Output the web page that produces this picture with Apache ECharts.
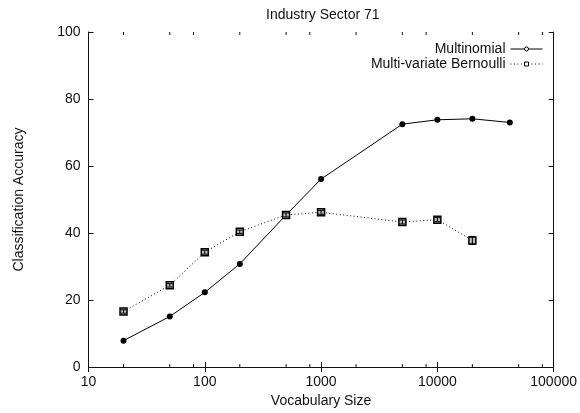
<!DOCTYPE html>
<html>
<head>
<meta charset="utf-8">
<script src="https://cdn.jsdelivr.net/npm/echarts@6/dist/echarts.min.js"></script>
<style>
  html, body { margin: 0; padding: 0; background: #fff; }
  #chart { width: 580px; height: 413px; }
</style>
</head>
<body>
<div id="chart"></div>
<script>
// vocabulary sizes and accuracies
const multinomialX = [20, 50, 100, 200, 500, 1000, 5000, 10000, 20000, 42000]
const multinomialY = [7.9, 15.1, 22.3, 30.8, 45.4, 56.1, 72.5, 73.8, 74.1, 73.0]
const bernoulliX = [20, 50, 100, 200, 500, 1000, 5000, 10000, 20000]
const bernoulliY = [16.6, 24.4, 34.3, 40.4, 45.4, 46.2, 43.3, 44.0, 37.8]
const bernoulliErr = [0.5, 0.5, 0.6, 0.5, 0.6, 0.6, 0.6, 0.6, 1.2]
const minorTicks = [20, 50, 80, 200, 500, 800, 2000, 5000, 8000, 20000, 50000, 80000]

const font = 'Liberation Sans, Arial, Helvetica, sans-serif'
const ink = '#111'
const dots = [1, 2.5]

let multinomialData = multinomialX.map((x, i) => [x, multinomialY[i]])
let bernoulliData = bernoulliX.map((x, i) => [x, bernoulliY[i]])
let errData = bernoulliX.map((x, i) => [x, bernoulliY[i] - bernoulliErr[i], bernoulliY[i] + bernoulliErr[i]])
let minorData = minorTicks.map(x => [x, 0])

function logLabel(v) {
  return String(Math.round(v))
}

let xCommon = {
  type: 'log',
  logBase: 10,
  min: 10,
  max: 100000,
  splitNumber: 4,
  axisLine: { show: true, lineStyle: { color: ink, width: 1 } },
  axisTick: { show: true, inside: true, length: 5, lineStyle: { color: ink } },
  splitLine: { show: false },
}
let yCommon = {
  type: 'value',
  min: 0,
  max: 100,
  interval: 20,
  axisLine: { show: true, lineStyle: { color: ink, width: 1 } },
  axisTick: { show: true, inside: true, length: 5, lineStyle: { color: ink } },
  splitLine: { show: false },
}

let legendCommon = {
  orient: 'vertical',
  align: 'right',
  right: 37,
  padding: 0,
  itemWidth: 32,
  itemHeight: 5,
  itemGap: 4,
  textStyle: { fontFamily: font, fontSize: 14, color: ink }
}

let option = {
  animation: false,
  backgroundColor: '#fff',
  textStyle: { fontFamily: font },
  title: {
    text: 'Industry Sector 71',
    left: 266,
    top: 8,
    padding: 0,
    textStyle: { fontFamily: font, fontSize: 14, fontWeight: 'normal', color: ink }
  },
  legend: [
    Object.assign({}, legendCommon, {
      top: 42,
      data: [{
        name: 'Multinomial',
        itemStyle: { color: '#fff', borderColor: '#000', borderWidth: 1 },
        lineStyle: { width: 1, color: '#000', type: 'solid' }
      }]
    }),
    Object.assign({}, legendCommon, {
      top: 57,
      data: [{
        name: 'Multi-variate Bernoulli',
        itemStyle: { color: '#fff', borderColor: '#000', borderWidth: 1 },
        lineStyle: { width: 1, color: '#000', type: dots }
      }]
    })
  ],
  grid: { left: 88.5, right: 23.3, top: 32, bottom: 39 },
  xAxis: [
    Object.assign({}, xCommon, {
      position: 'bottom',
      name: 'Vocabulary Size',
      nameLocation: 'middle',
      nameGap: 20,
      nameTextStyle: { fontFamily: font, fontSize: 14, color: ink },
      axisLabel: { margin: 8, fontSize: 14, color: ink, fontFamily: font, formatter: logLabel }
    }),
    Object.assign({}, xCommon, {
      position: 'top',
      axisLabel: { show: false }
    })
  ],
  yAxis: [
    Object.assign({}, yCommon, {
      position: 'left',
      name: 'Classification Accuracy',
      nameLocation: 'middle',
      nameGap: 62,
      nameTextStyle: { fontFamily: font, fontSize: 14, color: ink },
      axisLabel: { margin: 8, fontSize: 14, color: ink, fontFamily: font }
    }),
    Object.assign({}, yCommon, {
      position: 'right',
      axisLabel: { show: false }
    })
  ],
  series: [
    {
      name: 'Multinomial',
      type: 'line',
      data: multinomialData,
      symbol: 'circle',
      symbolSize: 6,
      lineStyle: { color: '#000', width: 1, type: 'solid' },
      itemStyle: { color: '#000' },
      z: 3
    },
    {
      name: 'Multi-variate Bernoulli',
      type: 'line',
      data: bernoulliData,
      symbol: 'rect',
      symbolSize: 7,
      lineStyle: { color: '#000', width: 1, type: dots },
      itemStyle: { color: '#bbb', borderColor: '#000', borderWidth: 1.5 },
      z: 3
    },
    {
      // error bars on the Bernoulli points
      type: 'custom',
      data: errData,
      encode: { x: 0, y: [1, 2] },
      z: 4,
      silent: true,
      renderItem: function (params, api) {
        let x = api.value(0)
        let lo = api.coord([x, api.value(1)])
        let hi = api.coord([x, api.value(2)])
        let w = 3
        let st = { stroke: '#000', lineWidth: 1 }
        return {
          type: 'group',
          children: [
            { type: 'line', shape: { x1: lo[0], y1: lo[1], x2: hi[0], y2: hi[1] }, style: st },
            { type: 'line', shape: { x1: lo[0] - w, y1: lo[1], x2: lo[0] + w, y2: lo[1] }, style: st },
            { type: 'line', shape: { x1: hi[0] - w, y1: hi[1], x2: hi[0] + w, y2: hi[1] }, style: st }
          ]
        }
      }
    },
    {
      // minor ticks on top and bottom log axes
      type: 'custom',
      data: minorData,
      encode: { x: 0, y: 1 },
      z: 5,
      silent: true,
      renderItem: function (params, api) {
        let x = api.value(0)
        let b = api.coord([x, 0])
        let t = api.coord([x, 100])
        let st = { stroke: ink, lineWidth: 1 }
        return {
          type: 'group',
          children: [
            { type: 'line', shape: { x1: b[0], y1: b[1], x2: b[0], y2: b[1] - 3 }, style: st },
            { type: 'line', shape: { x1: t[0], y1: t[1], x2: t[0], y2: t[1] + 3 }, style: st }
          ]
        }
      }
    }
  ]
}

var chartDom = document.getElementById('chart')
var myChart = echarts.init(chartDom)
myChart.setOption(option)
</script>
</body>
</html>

________________________

DIRECTIONS FOR THIS TASK: Copy all the lines of data exactly as they appear, dropping any images.

RESULT BELOW:
Output the web page that produces this picture with Apache ECharts.
<!DOCTYPE html>
<html>
<head>
<meta charset="utf-8">
<script src="https://cdn.jsdelivr.net/npm/echarts@6/dist/echarts.min.js"></script>
<style>
  html, body { margin: 0; padding: 0; background: #fff; }
  #chart { width: 580px; height: 413px; }
</style>
</head>
<body>
<div id="chart"></div>
<script>
// vocabulary sizes and accuracies
const multinomialX = [20, 50, 100, 200, 500, 1000, 5000, 10000, 20000, 42000]
const multinomialY = [7.9, 15.1, 22.3, 30.8, 45.4, 56.1, 72.5, 73.8, 74.1, 73.0]
const bernoulliX = [20, 50, 100, 200, 500, 1000, 5000, 10000, 20000]
const bernoulliY = [16.6, 24.4, 34.3, 40.4, 45.4, 46.2, 43.3, 44.0, 37.8]
const bernoulliErr = [0.5, 0.5, 0.6, 0.5, 0.6, 0.6, 0.6, 0.6, 1.2]
const minorTicks = [20, 50, 80, 200, 500, 800, 2000, 5000, 8000, 20000, 50000, 80000]

const font = 'Liberation Sans, Arial, Helvetica, sans-serif'
const ink = '#111'
const dots = [1, 2.5]

let multinomialData = multinomialX.map((x, i) => [x, multinomialY[i]])
let bernoulliData = bernoulliX.map((x, i) => [x, bernoulliY[i]])
let errData = bernoulliX.map((x, i) => [x, bernoulliY[i] - bernoulliErr[i], bernoulliY[i] + bernoulliErr[i]])
let minorData = minorTicks.map(x => [x, 0])

function logLabel(v) {
  return String(Math.round(v))
}

let xCommon = {
  type: 'log',
  logBase: 10,
  min: 10,
  max: 100000,
  splitNumber: 4,
  axisLine: { show: true, lineStyle: { color: ink, width: 1 } },
  axisTick: { show: true, inside: true, length: 5, lineStyle: { color: ink } },
  splitLine: { show: false },
}
let yCommon = {
  type: 'value',
  min: 0,
  max: 100,
  interval: 20,
  axisLine: { show: true, lineStyle: { color: ink, width: 1 } },
  axisTick: { show: true, inside: true, length: 5, lineStyle: { color: ink } },
  splitLine: { show: false },
}

let legendCommon = {
  orient: 'vertical',
  align: 'right',
  right: 37,
  padding: 0,
  itemWidth: 32,
  itemHeight: 5,
  itemGap: 4,
  textStyle: { fontFamily: font, fontSize: 14, color: ink }
}

let option = {
  animation: false,
  backgroundColor: '#fff',
  textStyle: { fontFamily: font },
  title: {
    text: 'Industry Sector 71',
    left: 266,
    top: 8,
    padding: 0,
    textStyle: { fontFamily: font, fontSize: 14, fontWeight: 'normal', color: ink }
  },
  legend: [
    Object.assign({}, legendCommon, {
      top: 42,
      data: [{
        name: 'Multinomial',
        itemStyle: { color: '#fff', borderColor: '#000', borderWidth: 1 },
        lineStyle: { width: 1, color: '#000', type: 'solid' }
      }]
    }),
    Object.assign({}, legendCommon, {
      top: 57,
      data: [{
        name: 'Multi-variate Bernoulli',
        itemStyle: { color: '#fff', borderColor: '#000', borderWidth: 1 },
        lineStyle: { width: 1, color: '#000', type: dots }
      }]
    })
  ],
  grid: { left: 88.5, right: 23.3, top: 32, bottom: 39 },
  xAxis: [
    Object.assign({}, xCommon, {
      position: 'bottom',
      name: 'Vocabulary Size',
      nameLocation: 'middle',
      nameGap: 20,
      nameTextStyle: { fontFamily: font, fontSize: 14, color: ink },
      axisLabel: { margin: 8, fontSize: 14, color: ink, fontFamily: font, formatter: logLabel }
    }),
    Object.assign({}, xCommon, {
      position: 'top',
      axisLabel: { show: false }
    })
  ],
  yAxis: [
    Object.assign({}, yCommon, {
      position: 'left',
      name: 'Classification Accuracy',
      nameLocation: 'middle',
      nameGap: 62,
      nameTextStyle: { fontFamily: font, fontSize: 14, color: ink },
      axisLabel: { margin: 8, fontSize: 14, color: ink, fontFamily: font }
    }),
    Object.assign({}, yCommon, {
      position: 'right',
      axisLabel: { show: false }
    })
  ],
  series: [
    {
      name: 'Multinomial',
      type: 'line',
      data: multinomialData,
      symbol: 'circle',
      symbolSize: 6,
      lineStyle: { color: '#000', width: 1, type: 'solid' },
      itemStyle: { color: '#000' },
      z: 3
    },
    {
      name: 'Multi-variate Bernoulli',
      type: 'line',
      data: bernoulliData,
      symbol: 'rect',
      symbolSize: 7,
      lineStyle: { color: '#000', width: 1, type: dots },
      itemStyle: { color: '#bbb', borderColor: '#000', borderWidth: 1.5 },
      z: 3
    },
    {
      // error bars on the Bernoulli points
      type: 'custom',
      data: errData,
      encode: { x: 0, y: [1, 2] },
      z: 4,
      silent: true,
      renderItem: function (params, api) {
        let x = api.value(0)
        let lo = api.coord([x, api.value(1)])
        let hi = api.coord([x, api.value(2)])
        let w = 3
        let st = { stroke: '#000', lineWidth: 1 }
        return {
          type: 'group',
          children: [
            { type: 'line', shape: { x1: lo[0], y1: lo[1], x2: hi[0], y2: hi[1] }, style: st },
            { type: 'line', shape: { x1: lo[0] - w, y1: lo[1], x2: lo[0] + w, y2: lo[1] }, style: st },
            { type: 'line', shape: { x1: hi[0] - w, y1: hi[1], x2: hi[0] + w, y2: hi[1] }, style: st }
          ]
        }
      }
    },
    {
      // minor ticks on top and bottom log axes
      type: 'custom',
      data: minorData,
      encode: { x: 0, y: 1 },
      z: 5,
      silent: true,
      renderItem: function (params, api) {
        let x = api.value(0)
        let b = api.coord([x, 0])
        let t = api.coord([x, 100])
        let st = { stroke: ink, lineWidth: 1 }
        return {
          type: 'group',
          children: [
            { type: 'line', shape: { x1: b[0], y1: b[1], x2: b[0], y2: b[1] - 3 }, style: st },
            { type: 'line', shape: { x1: t[0], y1: t[1], x2: t[0], y2: t[1] + 3 }, style: st }
          ]
        }
      }
    }
  ]
}

var chartDom = document.getElementById('chart')
var myChart = echarts.init(chartDom)
myChart.setOption(option)
</script>
</body>
</html>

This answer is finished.